Theologian Kevin Vanhoozer concurs. He argues in The Drama of Doctrine that although the gospel is made up of “a series of vividly striking events” and is itself “intrinsically dramatic,” too often, the dynamic nature of the Christian faith is overlooked. With that in mind, he calls for theology to serve as a form of “dramaturgy.” Like a dramaturge in a theater, whose task it is to help the director interpret the script for both the actors and the audience, theology can help the directors (pastors) to interpret the script (Scripture) of this dramatic play for the company (the church).
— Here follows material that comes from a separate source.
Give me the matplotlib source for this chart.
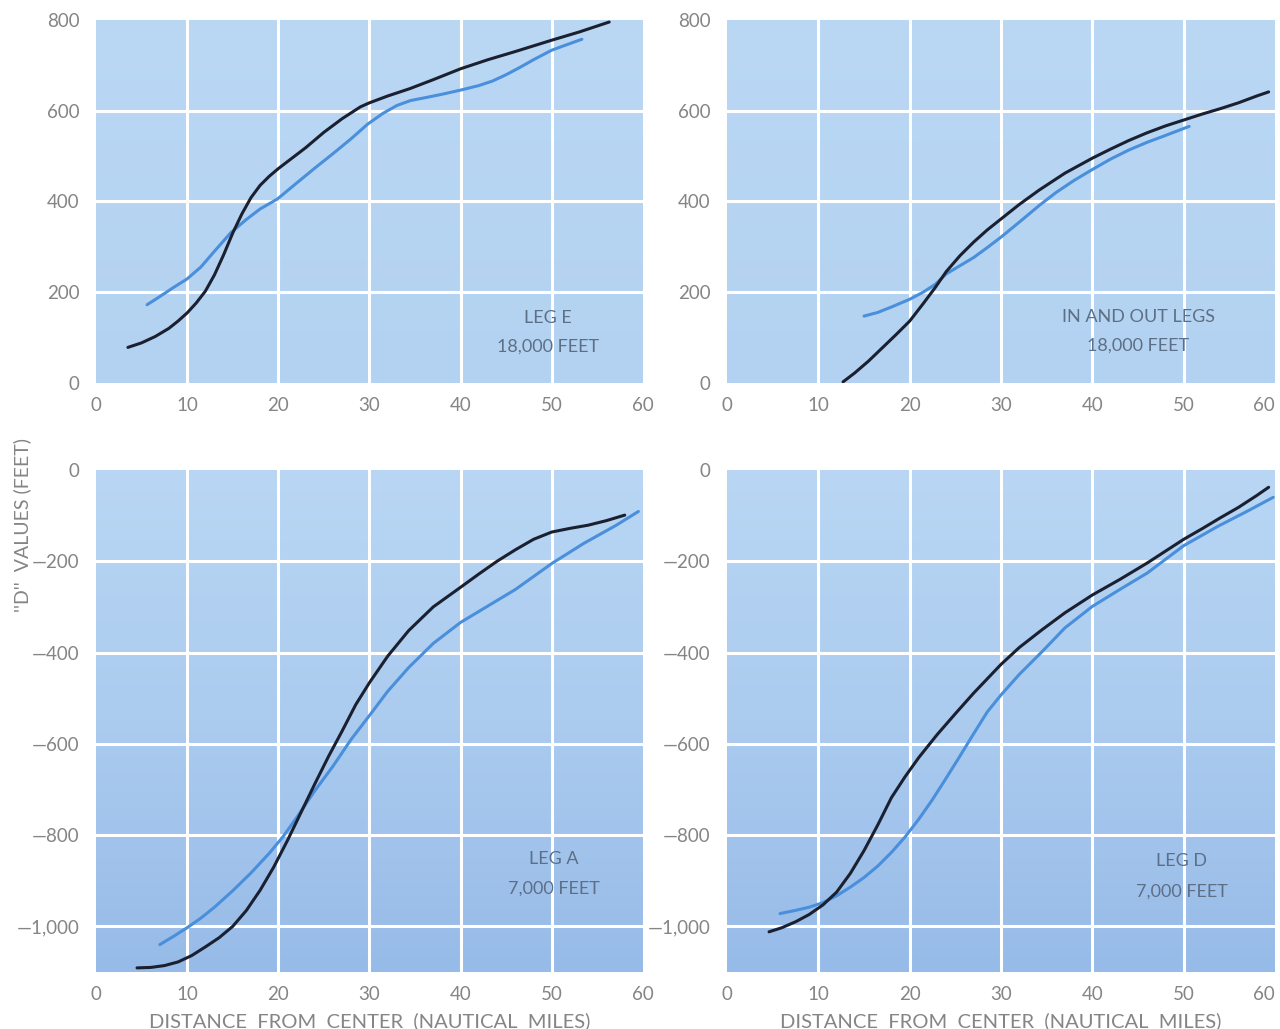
import matplotlib.pyplot as plt
import numpy as np
from matplotlib.colors import LinearSegmentedColormap

# ---- data (distance in nautical miles, D value in feet) ----
# Leg E, 18,000 ft
legE_black_x = [3.5, 5, 6.5, 8, 9, 10, 11, 12, 13, 14, 15, 16, 17, 18, 19, 20, 21.5, 23, 25, 27, 29, 30, 32, 34.4, 37, 40, 43, 46, 50, 53, 56.3]
legE_black_y = [78, 88, 102, 120, 136, 154, 176, 202, 238, 282, 330, 372, 408, 435, 455, 472, 495, 518, 552, 582, 608, 617, 632, 648, 668, 692, 712, 730, 755, 773, 795]
legE_blue_x = [5.6, 7, 8.5, 10, 11.5, 13, 14.8, 16.5, 18, 19.9, 22, 24, 26, 28, 29.8, 31.5, 33, 34.5, 36.3, 38, 40, 42, 43.5, 45, 46.5, 48, 50, 51.5, 53.3]
legE_blue_y = [172, 190, 210, 229, 255, 290, 331, 360, 383, 405, 440, 473, 505, 538, 570, 594, 611, 622, 629, 636, 645, 655, 665, 679, 695, 712, 733, 744, 757]

# In and out legs, 18,000 ft
io_black_x = [12.7, 14, 15.5, 17, 18.5, 20, 21.5, 22.8, 24, 25.5, 27, 28.5, 30, 32, 34.2, 37, 40, 42, 44, 46, 48, 50, 52, 54, 56, 58, 59.3]
io_black_y = [2, 22, 48, 77, 106, 136, 175, 210, 245, 280, 310, 337, 361, 393, 425, 462, 495, 515, 534, 551, 566, 579, 592, 604, 617, 632, 641]
io_blue_x = [15, 16.5, 18, 20, 21.5, 22.8, 24, 25.5, 27, 28.5, 30, 32, 34.2, 36, 38, 40, 42, 44, 46, 48, 50.6]
io_blue_y = [147, 155, 167, 184, 200, 217, 240, 258, 276, 298, 321, 354, 391, 419, 446, 470, 493, 513, 530, 545, 565]

# Leg A, 7,000 ft
legA_black_x = [4.5, 6, 7.5, 9, 10.5, 12, 13.5, 15, 16.5, 18, 19.5, 21, 22.5, 24, 25.5, 27, 28.5, 30, 32, 34.3, 37, 40, 42, 44, 46, 48, 50, 52, 54, 56, 58]
legA_black_y = [-1091, -1090, -1086, -1078, -1064, -1045, -1025, -1000, -965, -921, -870, -812, -750, -688, -628, -572, -514, -466, -408, -352, -300, -257, -228, -200, -175, -152, -136, -128, -121, -111, -99]
legA_blue_x = [7, 8.5, 10, 11.5, 13, 15, 17, 19, 20.5, 22, 24, 26, 28, 30, 32, 34.3, 37, 40, 43, 46, 50, 53.5, 57, 59.5]
legA_blue_y = [-1040, -1022, -1003, -982, -958, -922, -883, -840, -804, -762, -703, -649, -590, -538, -485, -433, -380, -334, -298, -262, -205, -161, -122, -91]

# Leg D, 7,000 ft
legD_black_x = [4.6, 6, 7.5, 9, 10.5, 12, 13.5, 15, 16.5, 18, 19.5, 21, 23, 25, 27, 29, 30, 32, 34.5, 37, 40, 43, 46, 48, 50, 52, 54, 56, 58, 59.3]
legD_black_y = [-1012, -1003, -990, -974, -953, -925, -884, -834, -778, -718, -672, -630, -580, -534, -489, -447, -426, -389, -350, -313, -274, -240, -204, -178, -152, -129, -105, -82, -56, -38]
legD_blue_x = [5.8, 7.5, 9, 10.5, 12, 13.5, 15, 16.5, 18, 19.5, 21, 22.5, 24, 25.5, 27, 28.5, 30, 32, 34.5, 37, 40, 43, 46, 50, 53.7, 57, 59.8]
legD_blue_y = [-972, -965, -958, -948, -933, -914, -893, -868, -838, -804, -765, -722, -675, -627, -578, -530, -493, -448, -398, -346, -299, -262, -226, -166, -124, -90, -60]

panels = [
    ("LEG E", "18,000 FEET", legE_black_x, legE_black_y, legE_blue_x, legE_blue_y),
    ("IN AND OUT LEGS", "18,000 FEET", io_black_x, io_black_y, io_blue_x, io_blue_y),
    ("LEG A", "7,000 FEET", legA_black_x, legA_black_y, legA_blue_x, legA_blue_y),
    ("LEG D", "7,000 FEET", legD_black_x, legD_black_y, legD_blue_x, legD_blue_y),
]
label_pos = [(49.6, 142, 80), (45, 144, 82), (50.2, -852, -918), (49.8, -856, -923)]

x_ticks = [0, 10, 20, 30, 40, 50, 60]
top_yticks = [0, 200, 400, 600, 800]
top_ylabels = ["0", "200", "400", "600", "800"]
bot_yticks = [0, -200, -400, -600, -800, -1000]
bot_ylabels = ["0", "\u2014200", "\u2014400", "\u2014600", "\u2014800", "\u20141,000"]

plt.rcParams['font.family'] = ['Lato', 'DejaVu Sans']
tick_color = "#858585"
black = "#1b2030"
blue = "#4a8fdb"

fig = plt.figure(figsize=(12.8, 10.29), dpi=100)
positions = [
    [0.075, 0.628, 0.4273, 0.3528],
    [0.568, 0.628, 0.4281, 0.3528],
    [0.075, 0.0554, 0.4273, 0.4879],
    [0.568, 0.0554, 0.4281, 0.4879],
]

top_cmap = LinearSegmentedColormap.from_list("bg_top", ["#bad8f4", "#b3d2f1"])
bot_cmap = LinearSegmentedColormap.from_list("bg_bot", ["#b9d7f4", "#abcbef", "#97bbe8"])

for i, (pos, pdata, lp) in enumerate(zip(positions, panels, label_pos)):
    name, alt, bx, by, ux, uy = pdata
    ax = fig.add_axes(pos)
    grad = np.linspace(0, 1, 256).reshape(-1, 1)
    ax.imshow(grad, extent=[0, 1, 0, 1], transform=ax.transAxes, aspect="auto",
              cmap=top_cmap if i < 2 else bot_cmap, origin="upper", zorder=0)
    ax.set_xlim(0, 60)
    if i < 2:
        ax.set_ylim(0, 800)
        ax.set_yticks(top_yticks)
        ax.set_yticklabels(top_ylabels)
        hlines = [200, 400, 600]
    else:
        ax.set_ylim(-1100, 0)
        ax.set_yticks(bot_yticks)
        ax.set_yticklabels(bot_ylabels)
        hlines = [-200, -400, -600, -800, -1000]
    ax.set_xticks(x_ticks)
    ax.set_xticklabels([str(t) for t in x_ticks])
    if i % 2 == 1:
        ax.get_xticklabels()[-1].set_horizontalalignment("right")
    for xv in [10, 20, 30, 40, 50]:
        ax.axvline(xv, color="white", lw=2.2, zorder=1)
    for yv in hlines:
        ax.axhline(yv, color="white", lw=2.2, zorder=1)

    ax.plot(ux, uy, color=blue, lw=2.2, solid_capstyle="round", solid_joinstyle="round", zorder=3)
    ax.plot(bx, by, color=black, lw=2.2, solid_capstyle="round", solid_joinstyle="round", zorder=4)

    ax.text(lp[0], lp[1], name, ha="center", va="center", fontsize=13, color="#5d6f86", zorder=5)
    ax.text(lp[0], lp[2], alt, ha="center", va="center", fontsize=13, color="#5d6f86", zorder=5)

    for s in ax.spines.values():
        s.set_visible(False)
    ax.tick_params(length=0, labelsize=13.5, labelcolor=tick_color, pad=12)
    ax.tick_params(axis="x", pad=10)
    if i >= 2:
        ax.set_xlabel("DISTANCE  FROM  CENTER  (NAUTICAL  MILES)", fontsize=14.5,
                      color=tick_color, labelpad=7)

fig.text(0.017, 0.49, "''D''  VALUES (FEET)", rotation=90, ha="center", va="center",
         fontsize=14, color=tick_color)

fig.savefig("out.png", dpi=100, facecolor="white")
What both Sayers and Vanhoozer point to, in their very different ways, is that the gospel message is far from stale and irrelevant. Instead, it presents the cosmic drama of the incarnation of the Son of God, the entrance of the Christ into the world, his completely unexpected deliverance from death, and our completely undeserved participation in new, everlasting life. To borrow the title of another film, it is The Greatest Story Ever Told.
The Mission: Impossible films appeal to us, I think, not just because of the incredible stunts and action sequences—although those are certainly entertaining—but also because they offer a kind of terrifying drama that ends in assurance and consolation. As we watch Ethan Hunt jump between buildings or fight his enemy on the edge of a cliff, we can take comfort in the knowledge that whatever circumstances he finds himself in—which often entail great pain and suffering (indeed, Cruise was injured during filming, which delayed production for several weeks)—at the end of the day, he will save the world. Hunt isn’t Superman, but as viewers we are assured that he will accept his impossible mission. And we can take comfort in the fact that he will complete it.
“When the days drew near for him to be taken up, he set his face to go to Jerusalem” (Luke 9:51).
… they cut the wires. And the world is saved.